Lexie's storyline is much more active and action packed than Elina and Ted's narrative and this also provides a good contrast. It is impossible not to like Lexie. She is ruthless, irksome, prickly and a workaholic. She is feisty, bold, inspiring, ambitious. Her sections are often wry and full of character in a way the other storyline is more placid and passive. But she is sensitive and caring. She is flawed but easy to empathise with. I loved the sentence describing her leaving for work and leaving her son behind for the day:
"As she walks away through the streets she is aware of the thread between her and her son unspooling, bit by bit. By the end of the day she feels utterly unravelled."
The ending is emotive, evocative and powerful. It is gentle but still full of drama. There is suspense and tension but understated. The reader is completely caught up in the atmosphere of the novel. It is a book to read slowly and to savour. The voices of the characters are exceptionally well captured and it is sad but not sentimental.
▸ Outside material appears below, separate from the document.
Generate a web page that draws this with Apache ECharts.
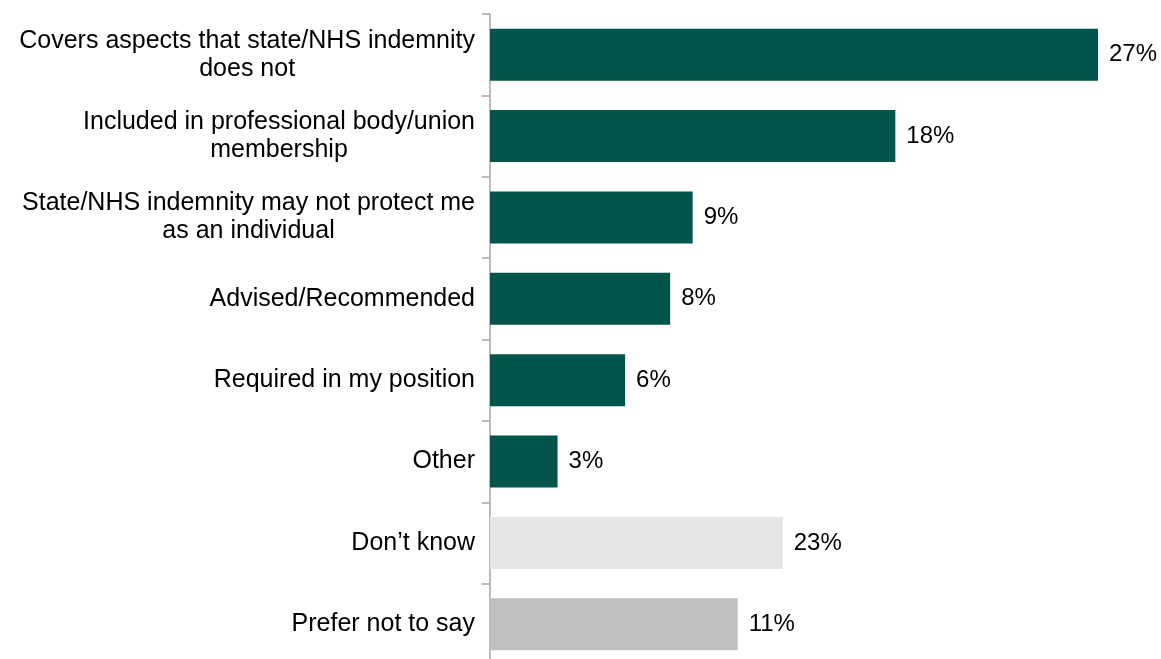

It was like watching a play.
Although the two story lines do converge and connect, which is enlightening and adds further depth to the characters, for me it was not really what the story was about. For me, I was motivated to keep turning the page because of the believable, troubled characters each searching for who they are, their lost self, how they were going to define their role as a mother, a wife -a lover. How each of them, the women and the men, were on a journey of self discovery and to become reconciled with their own true identity.
I would recommend this book. It's a 4/5 star rating from me.
I would also recommend "The Vanishing Act of Esme Lennox" and "Instructions for a Heatwave". Her latest book "This Must be the Place" has also received fantastic reviews.